Our market may still be trading in a broad downtrend – however, it isn’t that solid. If you squint, there seems to a couple lower peaks and troughs but not enough entrench it. In addition, we also seem to have just dog legged higher, which may be the beginning of a shallow uptrend. The conjunction of these two meek trends gives little to no indication of what this market may do next from a technical perspective.
Now that 8,650 has broken, the next key level of resistance is roughly 8,750. This is also where the 50 day MA comes in – the next logical stopping point for a small rally. The credence of a continued bullish move is likely to be bolstered if we do indeed manage to hold 8,650 as support today. However, we will still likely need to see the U.S at least retest their all-time high resistance, if not break through, to get there.
December can be quite a volatile month – another good reason to expect some movement. Sometimes we see a rally, then a fall, or vice versa. It can be a strong bearish month that leads into a strong January rally. Or again, vice versa. The “Santa Rally” can be early or late, or grand or minor. We should, by the very least however, expect movement this month.
Key macroeconomic data remains ever important, and we have a big week ahead. The U.S has employment data, retail sales figures, and PMI data all on Tuesday night. Our Wednesday could be quite a volatile session. The big news however is U.S CPI data Thursday night. As this week goes by, they will be looking for any hope of future rate cuts to go along with their QE. If data comes in weaker than expected, they should break higher. Otherwise, they may have a tantrum. Regardless, we should be expecting things to heat up.
US Markets
US shares fell on Friday, with US indices unable to break into all-time highs despite last week’s rate cut. The concern is now though that rates could be on hold for some time and indeed we have seen rising longer term bond yields as well as some policymakers speaking out against further easing in monetary policy. Nonfarm payrolls, consumer inflation and retail sales data are all due out this week and these data will no-doubt influence the market movements. US markets remain uptrend so we have to assume they will continue to grind higher until a potential disruption. However, don’t be surprised to see very slow upside movements from here, while a downside move, if driven by news, could be large.
Five of the eleven sector groups of the SP500 closed higher on Friday, with Staples the only sector seeing notable gains. Technology stocks saw the most selling, followed by Energy stocks.
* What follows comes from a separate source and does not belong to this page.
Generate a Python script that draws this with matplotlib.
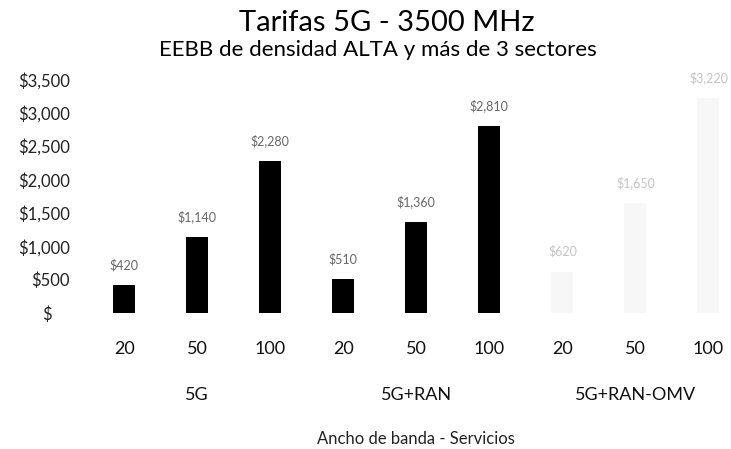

Technically, despite the recent gains, the SP500 is still stalling at the all-time high peak from October. We will need to see the SP500 close above 6,920 for the bull run to look to continue in the short-term. Should the market close above 6,920, that could be a signal for a rise to the round number of 7,000 points. The good news now looks to be mostly out of the way though, so gains from here might be slow. Should the selling resume, we could see a move back to 6,550 index points.